I often take familiar or known words and use them in a slightly different context. The word for this post is Sabbatical. According to dictionary.com, my favorite source for defining words, a sabbatical is any extended period of leave from work, for the purposes of rest, acquiring new skills, or training. The period of time typically lasts longer than three weeks and many times involves leaving your job. Well, I don’t know about you guys, but thinking about the prospect of taking just a week off from work can throw me into a task-delegating, calendar-clearing frenzy. The idea of taking a prolonged break–by quitting my job, or taking unpaid leave–would definitely prove to be a challenge.
That being said, getting away from your daily routine is essential for creative and new thinking. It can also aid you with building skills, or simply refurbishing the existing routines in your brain. The concept of the sabbatical is to take an extended break in an effort to improve your health, recover from job burnout, develop new skills, or ponder on your objectives in life. This type of clarity can have enormous benefits if you focus on doing it.
So you probably don’t disagree with me and can probably visualize yourself on the beach with the umbrella drink in your hand. You are thinking – YEP, I need a sabbatical, but three or more weeks away, or resigning from my job are just not a part of my plan. What can I do instead?

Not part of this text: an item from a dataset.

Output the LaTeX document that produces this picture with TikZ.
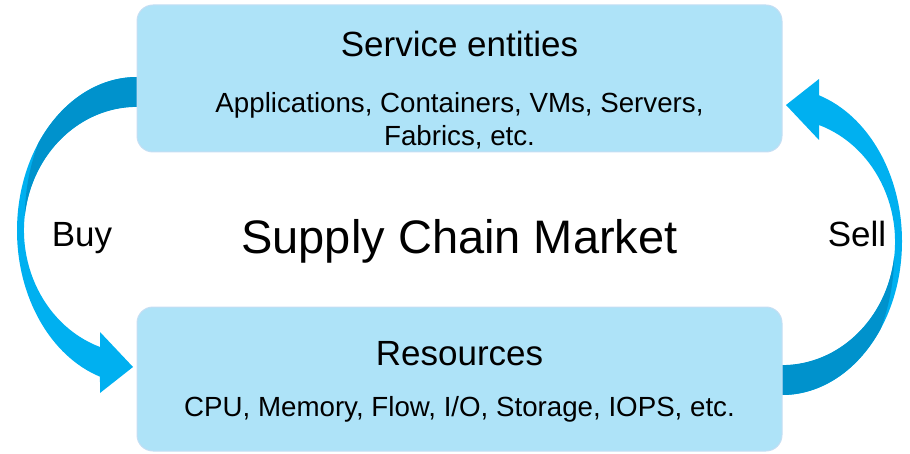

Allow me to recommend the Power Sabbatical – like a “power nap,” the Power Sabbatical is a quick reset versus a hard shutdown. The steps for the power sabbatical are really easy:
Carving the time away – for many, this is the difficult part. I am also guilty of this and I repeatedly carry over the maximum number of PTO days into the next calendar year at work. Not because my employer restricts my time off, I just don’t take it. So if like me, you don’t like having a pile of work waiting because of many days off – then I recommend an extended weekend. Identify one of the minor holidays your employer offers and add a day to either side of it for a four day weekend. Or if you have dedicated all of your holiday time to family, then find a Friday, any Friday and take it off. Schedule your departure for Thursday evening and return Sunday afternoon. It is important to maximize every second of this power sabbatical, so plan to depart for your trip immediately after work and arriving home mid-afternoon the day before you plan to return to work.

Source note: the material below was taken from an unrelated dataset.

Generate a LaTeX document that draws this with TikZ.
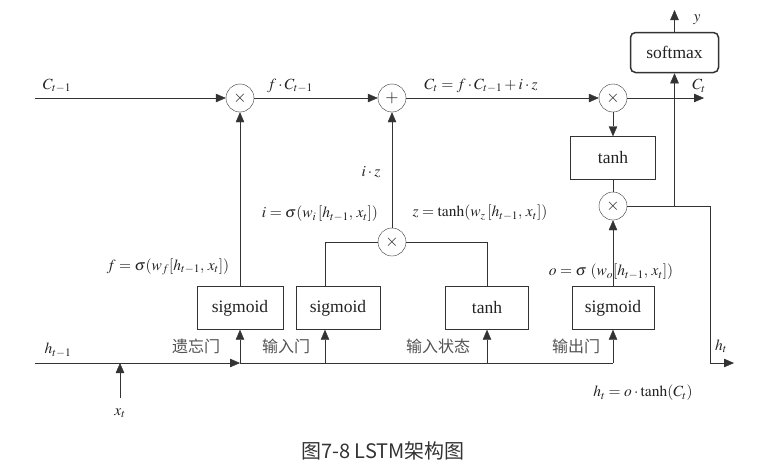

Unplug from the matrix and go off the grid. This is your time once a year to reboot and does not include your family. Ask for permission from your significant other. Be fully informative regarding your location and how to reach you in case of an emergency, but the purpose of this time away is to be at one with yourself. Only take a pen and a journal. Leave your computer at home and once you have confirmed with your family that you have arrived safely, you turn off your cell phone.
Adapt to unstructured time. Planning a schedule for your time while on sabbatical – don’t do it! Just my opinion, but this should completely unstructured time. Resist the urge to have an agenda or an itinerary. The only thing I would recommend as an activity is rest. When I take my power sabbaticals I usually use the first day to sleep in and slow my brain down. After being well rested, I then carry my pen and journal everywhere I go and just jot down my thoughts, ideas, and important lists of things I feel I need to accomplish. I also like to travel to a resort with all of the amenities, removing the need to plan or coordinate my meals or exercise activities. I also enjoy walking in nature which stimulates my thoughts and allows me to more easily explore possibilities.
A sabbatical is a great way to recharge your mind. Some of my most significant accomplishments have been the result of my taking a sabbatical and really figuring out which direction I wanted to take my life next. I recommend you give it a try and good luck.